• **GIVEN DATA**:
______

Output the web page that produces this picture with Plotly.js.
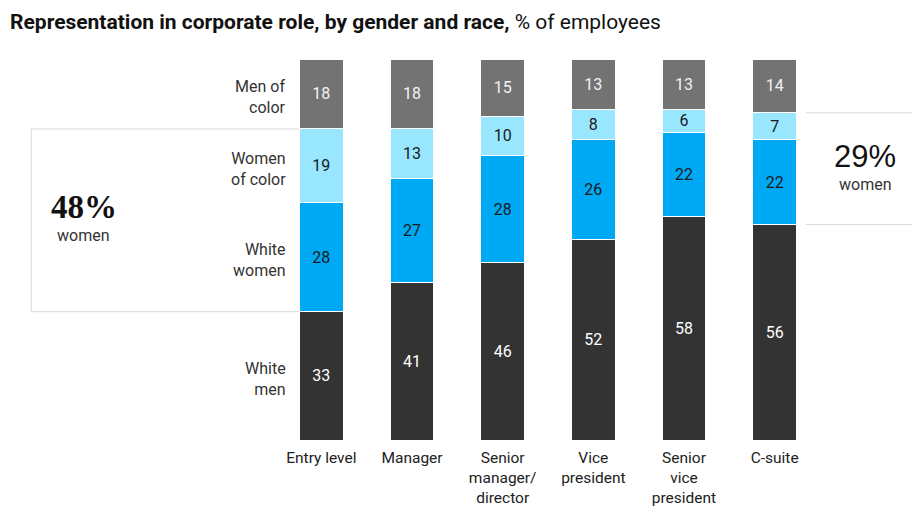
<!DOCTYPE html>
<html>
<head>
<meta charset="utf-8">
<script src="https://cdn.plot.ly/plotly-3.0.1.min.js"></script>
<style>html,body{margin:0;padding:0;background:#fff;}#chart{width:912px;height:508px;}</style>
</head>
<body>
<div id="chart"></div>
<script>
// ---- data ----
var categories = ['Entry level', 'Manager', 'Senior<br>manager/<br>director', 'Vice<br>president', 'Senior<br>vice<br>president', 'C-suite'];
var whiteMen = [33, 41, 46, 52, 58, 56];
var whiteWomen = [28, 27, 28, 26, 22, 22];
var womenOfColor = [19, 13, 10, 8, 6, 7];
var menOfColor = [18, 18, 15, 13, 13, 14];
var seriesNames = ['White<br>men', 'White<br>women', 'Women<br>of color', 'Men of<br>color'];
var womenShareLeft = '48%';
var womenShareRight = '29%';

var SANS = 'Roboto, "Liberation Sans", Arial, sans-serif';
var SERIF = '"Liberation Serif", "DejaVu Serif", serif';

var series = [whiteMen, whiteWomen, womenOfColor, menOfColor];
var colors = ['#333333', '#00a9f4', '#99e6ff', '#737373'];
var textColors = ['#ffffff', '#1a1a1a', '#1a1a1a', '#f2f2f2'];

var traces = series.map(function (vals, i) {
  return {
    type: 'bar',
    x: categories,
    y: vals,
    text: vals.map(String),
    texttemplate: '%{text}',
    textposition: 'inside',
    insidetextanchor: 'middle',
    textangle: 0,
    constraintext: 'none',
    textfont: {family: SANS, size: 16, color: textColors[i]},
    marker: {color: colors[i], line: {color: '#ffffff', width: 1}},
    hoverinfo: 'skip',
    showlegend: false
  };
});

// normalized cumulative boundaries for a category index
function bounds(idx) {
  var total = series.reduce(function (s, a) { return s + a[idx]; }, 0);
  var out = [0], acc = 0;
  series.forEach(function (a) { acc += a[idx]; out.push(acc / total); });
  return out;
}
var bL = bounds(0);
var bR = bounds(categories.length - 1);

var annotations = [];
// series labels next to the first bar
seriesNames.forEach(function (n, i) {
  annotations.push({
    xref: 'paper', yref: 'paper', x: 0.022, y: (bL[i] + bL[i + 1]) / 2, yshift: -3,
    xanchor: 'right', yanchor: 'middle', text: n, showarrow: false, align: 'right',
    font: {family: SANS, size: 16, color: '#333333'}
  });
});
// left women share
annotations.push({xref: 'paper', yref: 'paper', x: -0.353, y: 0.612, xanchor: 'center', yanchor: 'middle',
  text: '<b>' + womenShareLeft + '</b>', showarrow: false, font: {family: SERIF, size: 33, color: '#111111'}});
annotations.push({xref: 'paper', yref: 'paper', x: -0.353, y: 0.536, xanchor: 'center', yanchor: 'middle',
  text: 'women', showarrow: false, font: {family: SANS, size: 16, color: '#333333'}});
// right women share
annotations.push({xref: 'paper', yref: 'paper', x: 1.083, y: 0.745, xanchor: 'center', yanchor: 'middle',
  text: womenShareRight, showarrow: false, font: {family: '"Liberation Sans", Arial, sans-serif', size: 31, color: '#111111'}});
annotations.push({xref: 'paper', yref: 'paper', x: 1.083, y: 0.67, xanchor: 'center', yanchor: 'middle',
  text: 'women', showarrow: false, font: {family: SANS, size: 16, color: '#333333'}});

var lineStyle = {color: '#d9d9d9', width: 1};
var shapes = [
  {type: 'path', xref: 'paper', yref: 'paper', layer: 'below',
   path: 'M 0.042,' + bL[3] + ' L -0.45,' + bL[3] + ' L -0.45,' + bL[1] + ' L 0.042,' + bL[1],
   line: lineStyle},
  {type: 'line', xref: 'paper', yref: 'paper', x0: 0.974, x1: 1.17, y0: bR[3], y1: bR[3], line: lineStyle},
  {type: 'line', xref: 'paper', yref: 'paper', x0: 0.974, x1: 1.17, y0: bR[1], y1: bR[1], line: lineStyle}
];

var layout = {
  width: 912, height: 508,
  margin: {l: 276, r: 92, t: 59, b: 68},
  paper_bgcolor: '#ffffff', plot_bgcolor: '#ffffff',
  barmode: 'stack', barnorm: 'percent', bargap: 0.515,
  title: {
    text: '<b>Representation in corporate role, by gender and race,</b> % of employees',
    x: 0.011, xanchor: 'left', xref: 'container', y: 0.958, yanchor: 'middle', yref: 'container',
    font: {family: SANS, size: 21, color: '#111111'}
  },
  xaxis: {type: 'category', range: [-0.5, 5.5], showgrid: false, zeroline: false, showline: false,
    ticks: '', ticklabelstandoff: 6, tickfont: {family: SANS, size: 15.5, color: '#222222'}, fixedrange: true},
  yaxis: {range: [0, 100], visible: false, fixedrange: true},
  annotations: annotations,
  shapes: shapes,
  showlegend: false
};

Plotly.newPlot('chart', traces, layout, {displayModeBar: false, staticPlot: true});
</script>
</body>
</html>
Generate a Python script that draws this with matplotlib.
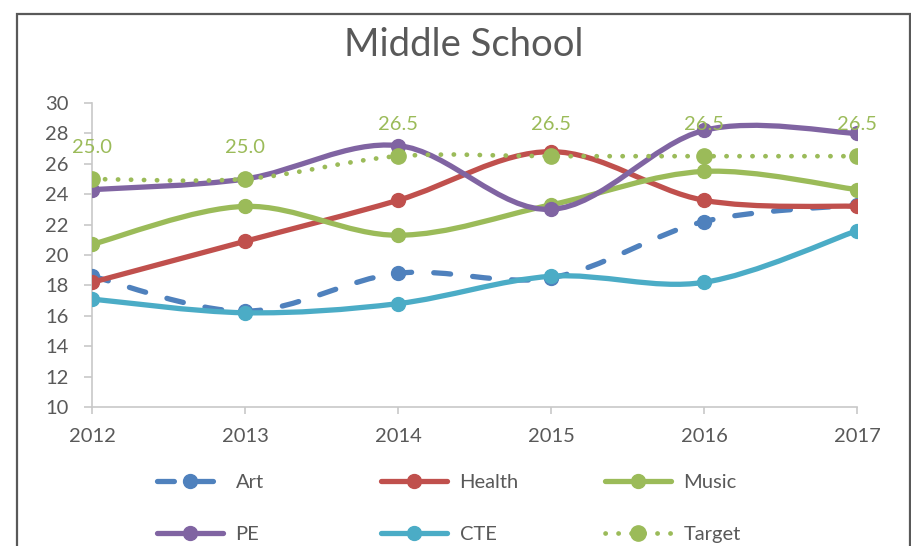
import numpy as np
import matplotlib
matplotlib.use("Agg")
import matplotlib.pyplot as plt
from matplotlib.path import Path
from matplotlib.patches import PathPatch, Rectangle
from matplotlib.lines import Line2D

plt.rcParams['font.family'] = ['Lato', 'DejaVu Sans']

years = [2012, 2013, 2014, 2015, 2016, 2017]
art = [18.6, 16.3, 18.8, 18.5, 22.2, 23.3]
health = [18.2, 20.9, 23.6, 26.8, 23.6, 23.2]
music = [20.7, 23.2, 21.3, 23.3, 25.5, 24.3]
pe = [24.3, 25.0, 27.2, 23.0, 28.2, 28.0]
cte = [17.1, 16.2, 16.8, 18.6, 18.2, 21.6]
target = [25.0, 25.0, 26.5, 26.5, 26.5, 26.5]
series_names = ["Art", "Health", "Music", "PE", "CTE", "Target"]
y_ticks = [10, 12, 14, 16, 18, 20, 22, 24, 26, 28, 30]

colors = {"Art": "#4F81BD", "Health": "#C0504D", "Music": "#9BBB59",
          "PE": "#8064A2", "CTE": "#4BACC6", "Target": "#9BBB59"}
data = {"Art": art, "Health": health, "Music": music, "PE": pe, "CTE": cte, "Target": target}
styles = {"Art": (0, (3.2, 4.2)), "Health": "-", "Music": "-", "PE": "-", "CTE": "-",
          "Target": (0, (0.05, 2.7))}
lws = {"Art": 3.8, "Health": 3.8, "Music": 3.8, "PE": 3.8, "CTE": 3.8, "Target": 3.4}
msz = {"Art": 10, "Health": 10, "Music": 10, "PE": 10, "CTE": 10, "Target": 11}

def smooth_path(xs, ys):
    pts = np.column_stack([xs, ys]).astype(float)
    n = len(pts)
    verts = [pts[0]]
    codes = [Path.MOVETO]
    for i in range(n - 1):
        p0 = pts[i - 1] if i > 0 else pts[i]
        p1 = pts[i]
        p2 = pts[i + 1]
        p3 = pts[i + 2] if i + 2 < n else pts[i + 1]
        c1 = p1 + (p2 - p0) / 6.0
        c2 = p2 - (p3 - p1) / 6.0
        verts += [c1, c2, p2]
        codes += [Path.CURVE4] * 3
    return Path(np.array(verts), codes)

fig = plt.figure(figsize=(9.12, 5.46), dpi=100)
ax = fig.add_axes([92/912, 1-407/546, (857-92)/912, (407-103)/546])

axis_col = "#C8C8C8"
text_col = "#595959"

for k, name in enumerate(series_names):
    c = colors[name]
    p = smooth_path(years, data[name])
    patch = PathPatch(p, facecolor="none", edgecolor=c, lw=lws[name],
                      linestyle=styles[name], zorder=2 + k * 2, capstyle="round",
                      joinstyle="round")
    ax.add_patch(patch)
    ax.plot(years, data[name], linestyle="none", marker="o", markersize=msz[name],
            color=c, markeredgecolor=c, zorder=3 + k * 2)

for x, v in zip(years, target):
    ax.annotate(f"{v:.1f}", (x, v), xytext=(0, 23), textcoords="offset points",
                ha="center", va="center", color="#9BBB59", fontsize=14.5, zorder=20,
                annotation_clip=False)

ax.set_xlim(2012, 2017)
ax.set_ylim(10, 30)
ax.set_yticks(y_ticks)
ax.set_xticks(years)
ax.set_xticklabels([str(y) for y in years])
for s in ["top", "right"]:
    ax.spines[s].set_visible(False)
for s in ["left", "bottom"]:
    ax.spines[s].set_color(axis_col)
    ax.spines[s].set_linewidth(1.2)
ax.tick_params(axis="y", direction="out", length=6, width=1.2, color=axis_col,
               labelsize=14.5, labelcolor=text_col, pad=11)
ax.tick_params(axis="x", direction="out", length=5, width=1.2, color=axis_col,
               labelsize=14.5, labelcolor=text_col, pad=10)
for sp in ax.spines.values():
    sp.set_zorder(1)

fig.text(464/912, 1-45/546, "Middle School", ha="center", va="center",
         fontsize=27.5, color=text_col)

# chart frame
fig.patches.append(Rectangle((17/912, -0.02), (910-17)/912, (546-14)/546 + 0.02,
                             transform=fig.transFigure, fill=False,
                             edgecolor="#595959", lw=1.6))

def handle(name):
    return Line2D([0], [0], color=colors[name], lw=lws[name], linestyle=styles[name],
                  marker="o", markersize=msz[name], dash_capstyle="round",
                  solid_capstyle="round")

cols = [(157, ["Art", "PE"]), (381, ["Health", "CTE"]), (605, ["Music", "Target"])]
for xpx, names in cols:
    leg = fig.legend([handle(n) for n in names], names, loc="upper left",
                     bbox_to_anchor=(xpx/912, 1-474/546), frameon=False,
                     fontsize=14.5, handlelength=3.3, handletextpad=0.6,
                     labelspacing=1.75, borderpad=0, borderaxespad=0, numpoints=1)
    for t in leg.get_texts():
        t.set_color(text_col)

fig.savefig("out.png", dpi=100)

______

• **PROBLEM DESCRIPTION**:
Look through the data and gather every line with the string "this" in it.

• **FINISHED TASK**:
Output the web page that produces this picture with Plotly.js.
Generate a Python script that draws this with matplotlib.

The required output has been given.